start

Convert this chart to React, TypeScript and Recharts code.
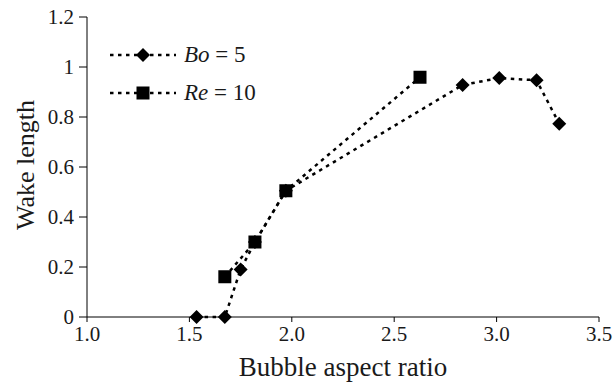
import React from 'react';
import { LineChart, Line, XAxis, YAxis } from 'recharts';

const boAspect = [1.535, 1.673, 1.75, 1.82, 1.971, 2.834, 3.013, 3.195, 3.306];
const boWake = [0, 0, 0.19, 0.30, 0.505, 0.928, 0.956, 0.947, 0.773];
const reAspect = [1.673, 1.82, 1.971, 2.626];
const reWake = [0.161, 0.30, 0.505, 0.959];
const xTicks = [1.0, 1.5, 2.0, 2.5, 3.0, 3.5];
const yTicks = [0, 0.2, 0.4, 0.6, 0.8, 1, 1.2];

const boData = boAspect.map((x, i) => ({ x, y: boWake[i] }));
const reData = reAspect.map((x, i) => ({ x, y: reWake[i] }));

const FONT = 'Liberation Serif';
const DASH = '3.5 4.5';
const TEXT_COLOR = '#1a1a1a';

const Diamond = (props: any) => {
  const { cx, cy, index } = props;
  if (cx == null || cy == null) return <g key={`d${index}`} />;
  const w = 7, h = 7;
  return (
    <path
      key={`d${index}`}
      d={`M${cx},${cy - h} L${cx + w},${cy} L${cx},${cy + h} L${cx - w},${cy} Z`}
      fill="#000"
    />
  );
};

const Square = (props: any) => {
  const { cx, cy, index } = props;
  if (cx == null || cy == null) return <g key={`s${index}`} />;
  const s = 6.5;
  return <rect key={`s${index}`} x={cx - s} y={cy - s} width={2 * s} height={2 * s} fill="#000" />;
};

const LegendBox = () => (
  <svg
    width={170}
    height={70}
    style={{ position: 'absolute', left: 108, top: 39, overflow: 'visible' }}
  >
    <line x1={2} y1={16} x2={68} y2={16} stroke="#000" strokeWidth={2.5} strokeDasharray={DASH} />
    <Diamond cx={35} cy={16} index={0} />
    <text x={76} y={23} style={{ fontFamily: FONT, fontSize: 23 }} fill={TEXT_COLOR}>
      <tspan fontStyle="italic">Bo</tspan>
      <tspan> = 5</tspan>
    </text>
    <line x1={2} y1={54} x2={68} y2={54} stroke="#000" strokeWidth={2.5} strokeDasharray={DASH} />
    <Square cx={35} cy={54} index={0} />
    <text x={76} y={61} style={{ fontFamily: FONT, fontSize: 23 }} fill={TEXT_COLOR}>
      <tspan fontStyle="italic">Re</tspan>
      <tspan> = 10</tspan>
    </text>
  </svg>
);

const YTitle = (props: any) => {
  const vb = props.viewBox || { x: 0, y: 17, width: 87, height: 300 };
  const cx = vb.x + 25;
  const cy = vb.y + vb.height / 2 - 2;
  return (
    <text
      x={cx}
      y={cy}
      transform={`rotate(-90 ${cx} ${cy})`}
      textAnchor="middle"
      dy="0.35em"
      style={{ fontFamily: FONT, fontSize: 26 }}
      fill={TEXT_COLOR}
    >
      Wake length
    </text>
  );
};

const XTitle = (props: any) => {
  const vb = props.viewBox || { x: 87, y: 317, width: 512, height: 60 };
  const cx = vb.x + vb.width / 2;
  return (
    <text
      x={cx}
      y={vb.y + 59}
      textAnchor="middle"
      style={{ fontFamily: FONT, fontSize: 27 }}
      fill={TEXT_COLOR}
    >
      Bubble aspect ratio
    </text>
  );
};

export default function App() {
  return (
    <div style={{ position: 'absolute', left: 0, top: 0, width: 614, height: 382, background: '#fff', fontFamily: FONT }}>
      <LineChart width={614} height={382} margin={{ top: 17, right: 15, left: 0, bottom: 5 }} style={{ fontFamily: FONT }}>
        <XAxis
          dataKey="x"
          type="number"
          domain={[1, 3.5]}
          ticks={xTicks}
          tickFormatter={(v: number) => v.toFixed(1)}
          allowDuplicatedCategory={false}
          height={60}
          stroke="#000"
          tickSize={5}
          tickMargin={4}
          tick={{ fontFamily: FONT, fontSize: 21, fill: TEXT_COLOR }}
          label={<XTitle />}
        />
        <YAxis
          dataKey="y"
          type="number"
          domain={[0, 1.2]}
          ticks={yTicks}
          width={87}
          stroke="#000"
          tickSize={8}
          tickMargin={5}
          tick={{ fontFamily: FONT, fontSize: 21, fill: TEXT_COLOR }}
          label={<YTitle />}
        />
        <Line
          data={boData}
          dataKey="y"
          name="Bo = 5"
          stroke="#000"
          strokeWidth={2.5}
          strokeDasharray={DASH}
          dot={Diamond}
          activeDot={false}
          isAnimationActive={false}
          type="linear"
        />
        <Line
          data={reData}
          dataKey="y"
          name="Re = 10"
          stroke="#000"
          strokeWidth={2.5}
          strokeDasharray={DASH}
          dot={Square}
          activeDot={false}
          isAnimationActive={false}
          type="linear"
        />
      </LineChart>
      <LegendBox />
    </div>
  );
}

end

§ **GIVEN TASK**
Quote the preceding listing precisely and completely, omitting its images.

§ **RESULT OF THIS EXERCISE**
Convert this chart to React, TypeScript and Recharts code.
import React from 'react';
import { LineChart, Line, XAxis, YAxis } from 'recharts';

const boAspect = [1.535, 1.673, 1.75, 1.82, 1.971, 2.834, 3.013, 3.195, 3.306];
const boWake = [0, 0, 0.19, 0.30, 0.505, 0.928, 0.956, 0.947, 0.773];
const reAspect = [1.673, 1.82, 1.971, 2.626];
const reWake = [0.161, 0.30, 0.505, 0.959];
const xTicks = [1.0, 1.5, 2.0, 2.5, 3.0, 3.5];
const yTicks = [0, 0.2, 0.4, 0.6, 0.8, 1, 1.2];

const boData = boAspect.map((x, i) => ({ x, y: boWake[i] }));
const reData = reAspect.map((x, i) => ({ x, y: reWake[i] }));

const FONT = 'Liberation Serif';
const DASH = '3.5 4.5';
const TEXT_COLOR = '#1a1a1a';

const Diamond = (props: any) => {
  const { cx, cy, index } = props;
  if (cx == null || cy == null) return <g key={`d${index}`} />;
  const w = 7, h = 7;
  return (
    <path
      key={`d${index}`}
      d={`M${cx},${cy - h} L${cx + w},${cy} L${cx},${cy + h} L${cx - w},${cy} Z`}
      fill="#000"
    />
  );
};

const Square = (props: any) => {
  const { cx, cy, index } = props;
  if (cx == null || cy == null) return <g key={`s${index}`} />;
  const s = 6.5;
  return <rect key={`s${index}`} x={cx - s} y={cy - s} width={2 * s} height={2 * s} fill="#000" />;
};

const LegendBox = () => (
  <svg
    width={170}
    height={70}
    style={{ position: 'absolute', left: 108, top: 39, overflow: 'visible' }}
  >
    <line x1={2} y1={16} x2={68} y2={16} stroke="#000" strokeWidth={2.5} strokeDasharray={DASH} />
    <Diamond cx={35} cy={16} index={0} />
    <text x={76} y={23} style={{ fontFamily: FONT, fontSize: 23 }} fill={TEXT_COLOR}>
      <tspan fontStyle="italic">Bo</tspan>
      <tspan> = 5</tspan>
    </text>
    <line x1={2} y1={54} x2={68} y2={54} stroke="#000" strokeWidth={2.5} strokeDasharray={DASH} />
    <Square cx={35} cy={54} index={0} />
    <text x={76} y={61} style={{ fontFamily: FONT, fontSize: 23 }} fill={TEXT_COLOR}>
      <tspan fontStyle="italic">Re</tspan>
      <tspan> = 10</tspan>
    </text>
  </svg>
);

const YTitle = (props: any) => {
  const vb = props.viewBox || { x: 0, y: 17, width: 87, height: 300 };
  const cx = vb.x + 25;
  const cy = vb.y + vb.height / 2 - 2;
  return (
    <text
      x={cx}
      y={cy}
      transform={`rotate(-90 ${cx} ${cy})`}
      textAnchor="middle"
      dy="0.35em"
      style={{ fontFamily: FONT, fontSize: 26 }}
      fill={TEXT_COLOR}
    >
      Wake length
    </text>
  );
};

const XTitle = (props: any) => {
  const vb = props.viewBox || { x: 87, y: 317, width: 512, height: 60 };
  const cx = vb.x + vb.width / 2;
  return (
    <text
      x={cx}
      y={vb.y + 59}
      textAnchor="middle"
      style={{ fontFamily: FONT, fontSize: 27 }}
      fill={TEXT_COLOR}
    >
      Bubble aspect ratio
    </text>
  );
};

export default function App() {
  return (
    <div style={{ position: 'absolute', left: 0, top: 0, width: 614, height: 382, background: '#fff', fontFamily: FONT }}>
      <LineChart width={614} height={382} margin={{ top: 17, right: 15, left: 0, bottom: 5 }} style={{ fontFamily: FONT }}>
        <XAxis
          dataKey="x"
          type="number"
          domain={[1, 3.5]}
          ticks={xTicks}
          tickFormatter={(v: number) => v.toFixed(1)}
          allowDuplicatedCategory={false}
          height={60}
          stroke="#000"
          tickSize={5}
          tickMargin={4}
          tick={{ fontFamily: FONT, fontSize: 21, fill: TEXT_COLOR }}
          label={<XTitle />}
        />
        <YAxis
          dataKey="y"
          type="number"
          domain={[0, 1.2]}
          ticks={yTicks}
          width={87}
          stroke="#000"
          tickSize={8}
          tickMargin={5}
          tick={{ fontFamily: FONT, fontSize: 21, fill: TEXT_COLOR }}
          label={<YTitle />}
        />
        <Line
          data={boData}
          dataKey="y"
          name="Bo = 5"
          stroke="#000"
          strokeWidth={2.5}
          strokeDasharray={DASH}
          dot={Diamond}
          activeDot={false}
          isAnimationActive={false}
          type="linear"
        />
        <Line
          data={reData}
          dataKey="y"
          name="Re = 10"
          stroke="#000"
          strokeWidth={2.5}
          strokeDasharray={DASH}
          dot={Square}
          activeDot={false}
          isAnimationActive={false}
          type="linear"
        />
      </LineChart>
      <LegendBox />
    </div>
  );
}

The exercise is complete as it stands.